I read an interesting article today put out by RISMedia, heavily loaded with quotes from Lawrence Yun, the Chief Economist for the National Association of Realtors (read it for yourself here). He had some very valid points about current lending standards and the challenges borrowers faced when applying for mortgages. He quoted historical data on default rates from the last decade as compared to during the boom, bust and even from a segment post 2009. While the primary argument was that standards are too restrictive, based on an applicant’s FICO score, I think there is more to it.
Simply put, I think underwriters and those creating guidelines are suffering from a lack of common sense. Yes, I realize it sounds simplistic, but I’ve seen a number of situations over the last year that would indicate this. I’ve seen listings with property conditions that I personally wouldn’t be comfortable selling to anyone get passed over by appraisers and underwriters AND values so far off base (high or low) that I’m not even sure I could rationalize a supposedly educated person could draw the conclusion. I’ve honestly seen borrowers so overqualified for financing, almost get denied despite high paying jobs & credit scores. On the other hand, I’ve seen situations of borrowers sailing right through the approval process where the writing on the wall was fairly evident to me that they would default. Lastly, I’ve seen mortgages that I don’t believe serve anyone except the entity that holds the note- because they certainly don’t always benefit the borrower and in fact, can really be a detriment to the borrower. All of it is both baffling and maddening to me.
Case in point: I have a home under contract that will be purchased by my clients, buyers, with an FHA Renovation (203K Streamline) loan. The home was built in the 70’s and while it’s in OK shape, there are many conditions that exist that I know would not fall under FHA guidelines, which pretty much stipulates that the home have basic minimal requirements (like a working stove and a water tight roof) and not have any health & safety hazards. Fortunately, my clients are using their renovation loan to make the majority of repairs, which will ultimately yield them about $20K in equity in the home when the work is complete.
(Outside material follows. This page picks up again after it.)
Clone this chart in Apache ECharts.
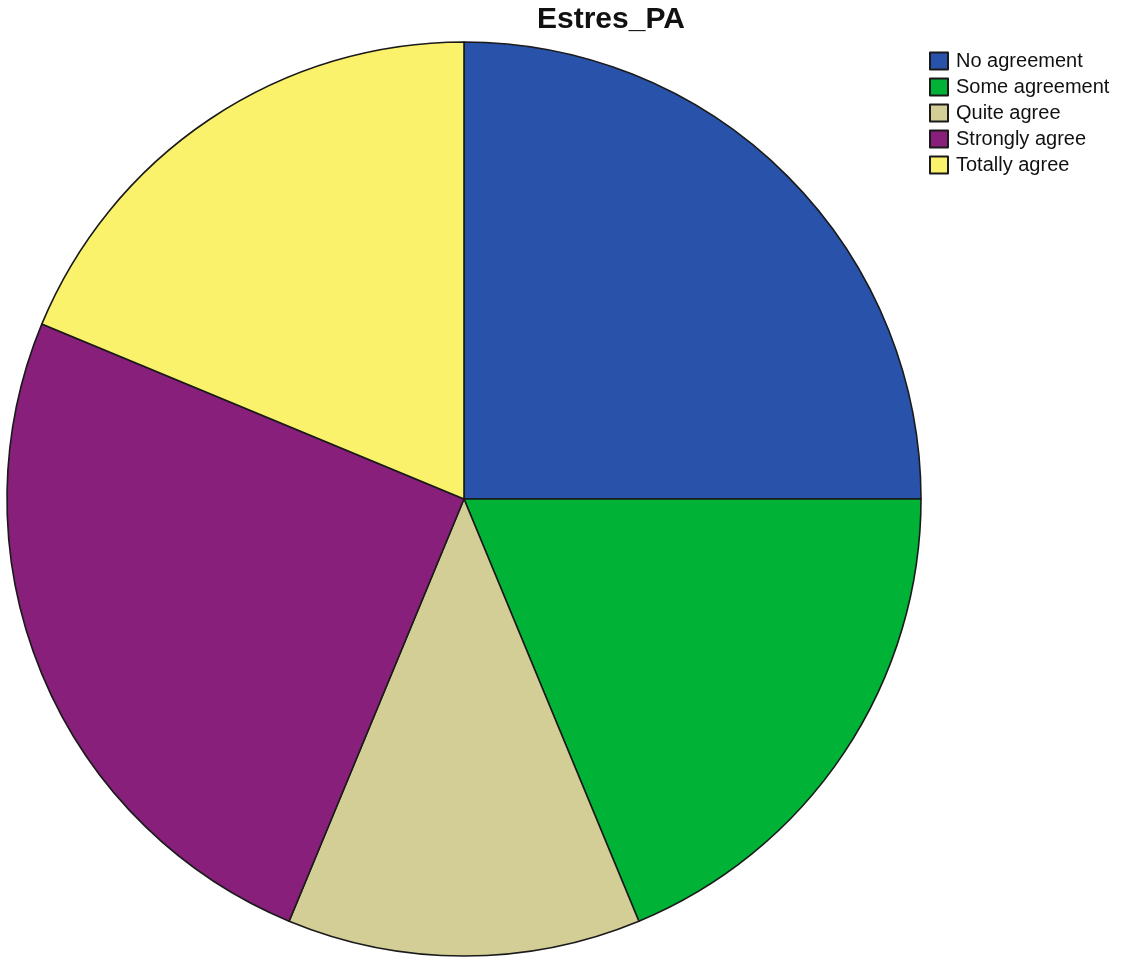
<!DOCTYPE html>
<html>
<head>
<meta charset="utf-8">
<script src="https://cdn.jsdelivr.net/npm/echarts@6/dist/echarts.min.js"></script>
<style>
html,body{margin:0;padding:0;background:#fff;}
#chart{width:1125px;height:957px;}
</style>
</head>
<body>
<div id="chart"></div>
<script>
const categories = ['No agreement', 'Some agreement', 'Quite agree', 'Strongly agree', 'Totally agree'];
const counts = [4, 3, 2, 4, 3];
const colors = ['#2953AB', '#00B336', '#D3CE95', '#871F7B', '#FBF26C'];
const chartTitle = 'Estres_PA';

const chart = echarts.init(document.getElementById('chart'), null, {renderer: 'canvas'});
chart.setOption({
  backgroundColor: '#ffffff',
  animation: false,
  title: {
    text: chartTitle,
    left: 532,
    top: 0,
    textStyle: {
      fontFamily: 'Liberation Sans, Arial, sans-serif',
      fontSize: 30,
      fontWeight: 'bold',
      color: '#111111'
    }
  },
  legend: {
    orient: 'vertical',
    left: 924,
    top: 46,
    icon: 'rect',
    itemWidth: 18,
    itemHeight: 17,
    itemGap: 6,
    data: categories,
    textStyle: {
      fontFamily: 'Liberation Sans, Arial, sans-serif',
      fontSize: 20,
      color: '#111111',
      padding: [0, 0, 0, 3]
    }
  },
  series: [{
    type: 'pie',
    center: [464, 499],
    radius: 457,
    startAngle: 90,
    clockwise: true,
    label: {show: false},
    labelLine: {show: false},
    emphasis: {disabled: true},
    itemStyle: {borderColor: '#1a1a1a', borderWidth: 1.6},
    data: categories.map((c, i) => ({
      name: c,
      value: counts[i],
      itemStyle: {color: colors[i]}
    }))
  }]
});
</script>
</body>
</html>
However, as we are wrapping up the underwriting process, the underwriter is scrutinizing a costly repair to the rear patio/pool deck. For some reason, this repair was presented to the underwriter as a remedy to fix “cracks in the pool deck”, which the underwriting team decided was frivolous and a “luxury item”. What the underwriting team missed is the fact that aside from the cracks which, over time may become a hazard if the cracks become uneven, the real issue is the fact that the poor drainage on the pool deck is causing water to pond up against the side of the house- right at the only door to the rear yard. This is the real hazard. Imagine after a rain storm the homeowner walks outside with a handful of things and slips on the water on the deck or worse yet, they are holding something that has an electrical current- ZAAAAP!!!! (electrocution hazard). Besides that, it’s never a good idea for water to stand up against the home because it could negatively impact the structure over time.
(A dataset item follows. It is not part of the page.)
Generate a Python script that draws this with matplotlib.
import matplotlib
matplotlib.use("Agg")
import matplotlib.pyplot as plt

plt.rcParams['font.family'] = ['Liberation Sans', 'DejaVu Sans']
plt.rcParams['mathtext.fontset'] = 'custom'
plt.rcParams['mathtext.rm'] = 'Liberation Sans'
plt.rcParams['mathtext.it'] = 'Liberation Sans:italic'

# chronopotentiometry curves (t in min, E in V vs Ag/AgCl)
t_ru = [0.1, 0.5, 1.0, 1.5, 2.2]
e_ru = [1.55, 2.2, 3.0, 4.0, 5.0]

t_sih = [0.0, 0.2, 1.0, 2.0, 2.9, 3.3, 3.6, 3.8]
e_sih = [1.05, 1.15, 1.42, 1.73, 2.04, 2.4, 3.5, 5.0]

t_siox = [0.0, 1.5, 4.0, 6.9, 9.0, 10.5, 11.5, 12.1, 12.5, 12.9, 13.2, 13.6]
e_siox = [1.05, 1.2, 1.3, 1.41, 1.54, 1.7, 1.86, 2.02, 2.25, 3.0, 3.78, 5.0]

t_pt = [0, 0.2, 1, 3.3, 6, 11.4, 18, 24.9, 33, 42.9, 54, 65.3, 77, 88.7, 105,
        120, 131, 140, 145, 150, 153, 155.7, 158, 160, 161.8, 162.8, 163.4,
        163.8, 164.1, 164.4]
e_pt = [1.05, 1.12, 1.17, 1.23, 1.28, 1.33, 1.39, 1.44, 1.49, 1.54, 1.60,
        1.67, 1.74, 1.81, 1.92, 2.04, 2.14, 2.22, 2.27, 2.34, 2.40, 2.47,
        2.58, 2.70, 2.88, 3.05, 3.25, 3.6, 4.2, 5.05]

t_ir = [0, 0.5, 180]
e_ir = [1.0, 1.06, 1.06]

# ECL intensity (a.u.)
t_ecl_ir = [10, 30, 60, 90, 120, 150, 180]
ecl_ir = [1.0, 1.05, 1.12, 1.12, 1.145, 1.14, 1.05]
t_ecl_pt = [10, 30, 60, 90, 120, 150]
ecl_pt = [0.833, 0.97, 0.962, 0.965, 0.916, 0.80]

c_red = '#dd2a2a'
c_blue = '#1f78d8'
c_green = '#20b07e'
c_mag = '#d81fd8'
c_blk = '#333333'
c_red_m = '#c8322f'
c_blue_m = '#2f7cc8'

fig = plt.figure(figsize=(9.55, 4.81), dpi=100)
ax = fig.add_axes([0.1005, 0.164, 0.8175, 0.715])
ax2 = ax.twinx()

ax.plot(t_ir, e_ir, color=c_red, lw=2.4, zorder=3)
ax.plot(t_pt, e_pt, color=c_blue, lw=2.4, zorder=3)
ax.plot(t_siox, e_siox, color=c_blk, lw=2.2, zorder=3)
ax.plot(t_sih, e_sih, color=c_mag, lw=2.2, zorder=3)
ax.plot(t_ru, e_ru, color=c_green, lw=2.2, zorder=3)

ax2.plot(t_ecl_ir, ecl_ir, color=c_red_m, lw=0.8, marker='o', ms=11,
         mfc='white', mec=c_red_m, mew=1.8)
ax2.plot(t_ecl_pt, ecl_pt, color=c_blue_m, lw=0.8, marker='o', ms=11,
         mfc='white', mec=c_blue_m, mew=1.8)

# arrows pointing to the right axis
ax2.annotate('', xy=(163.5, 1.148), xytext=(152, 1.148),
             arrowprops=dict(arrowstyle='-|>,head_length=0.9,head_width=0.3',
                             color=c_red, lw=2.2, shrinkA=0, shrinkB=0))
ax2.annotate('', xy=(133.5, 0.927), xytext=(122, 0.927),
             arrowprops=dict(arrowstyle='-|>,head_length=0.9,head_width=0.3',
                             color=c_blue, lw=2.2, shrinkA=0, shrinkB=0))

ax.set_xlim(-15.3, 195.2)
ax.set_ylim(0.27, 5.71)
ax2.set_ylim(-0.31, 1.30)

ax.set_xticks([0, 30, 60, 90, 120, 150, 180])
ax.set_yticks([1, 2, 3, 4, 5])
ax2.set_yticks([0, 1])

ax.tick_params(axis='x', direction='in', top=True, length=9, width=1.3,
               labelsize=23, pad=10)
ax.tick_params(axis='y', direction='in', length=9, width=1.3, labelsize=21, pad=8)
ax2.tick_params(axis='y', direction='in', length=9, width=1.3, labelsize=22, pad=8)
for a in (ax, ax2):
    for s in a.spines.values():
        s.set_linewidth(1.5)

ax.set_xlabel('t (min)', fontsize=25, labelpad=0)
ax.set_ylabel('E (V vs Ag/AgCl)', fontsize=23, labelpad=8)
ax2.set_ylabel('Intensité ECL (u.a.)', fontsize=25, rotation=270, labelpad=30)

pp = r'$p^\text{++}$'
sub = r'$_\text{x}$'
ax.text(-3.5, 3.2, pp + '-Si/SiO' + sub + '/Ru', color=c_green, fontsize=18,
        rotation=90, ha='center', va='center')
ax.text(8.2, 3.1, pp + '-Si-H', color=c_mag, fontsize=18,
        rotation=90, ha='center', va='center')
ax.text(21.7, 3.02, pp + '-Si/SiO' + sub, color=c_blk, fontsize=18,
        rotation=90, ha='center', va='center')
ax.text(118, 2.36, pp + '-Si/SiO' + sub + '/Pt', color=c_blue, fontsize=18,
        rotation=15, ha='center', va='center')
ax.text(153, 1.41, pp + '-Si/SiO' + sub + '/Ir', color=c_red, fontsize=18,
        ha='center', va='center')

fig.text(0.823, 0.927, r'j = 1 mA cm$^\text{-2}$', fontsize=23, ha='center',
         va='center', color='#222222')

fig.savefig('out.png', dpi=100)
Despite pictures of the water ponding on the deck in the appraisal report, the Appraiser failed to call out this condition that does not meet FHA guidelines, even though it was documented independently in the inspection report and in photos the concerned homeowner took of the rear patio to document the situation. Here are a few of the home buyer’s photos that went to the underwriting team for review:
After preparing a report and including the pictures from the general inspection, the appraisal report and my client’s photos to plead the case for the money to be granted to the borrowers to complete the repair, the underwriting team decided that 1) the property quality may not meet FHA guidelines, 2) there must be a plumbing problem and 3) Perhaps the inspector isn’t properly educated on how to inspect homes.
I won’t comment any further about this situation, but it may be clear that perhaps the powers that be who will make the decision aren’t fully aware of how to assess a property’s ability to meet guidelines and those who they rely upon also aren’t fully versed on what guidelines are that they are supposed to follow…
At the end of the day, my goal isn’t to demonize every underwriter and appraiser out there- there are definitely those in both groups who are so attuned to what’s happening in the marketplace and very geared to do the right thing. Sadly, due to undue influence or force by higher powers, some of the “good guys” have to deviate from their standards. I’ve seen the process go flawlessly too, though I feel as though many times I wish it I saw those instances more commonly than I do now. Maybe the system isn’t broken, but it’s suffering from a bad cold or hangover that will resolve itself someday. We can only hope that as the recovery continues and the process is refined further, that the corrections will force the pendulum to have much less of a swing in either direction and a focus on some sort of standard, with a process to address deviations- because they always occur.
In the meantime, may common sense prevail, may “good borrowers” continue to have a shot at home ownership and those who just aren’t “good borrowers” yet, someday figure out what they will need to do to become just that if they so choose.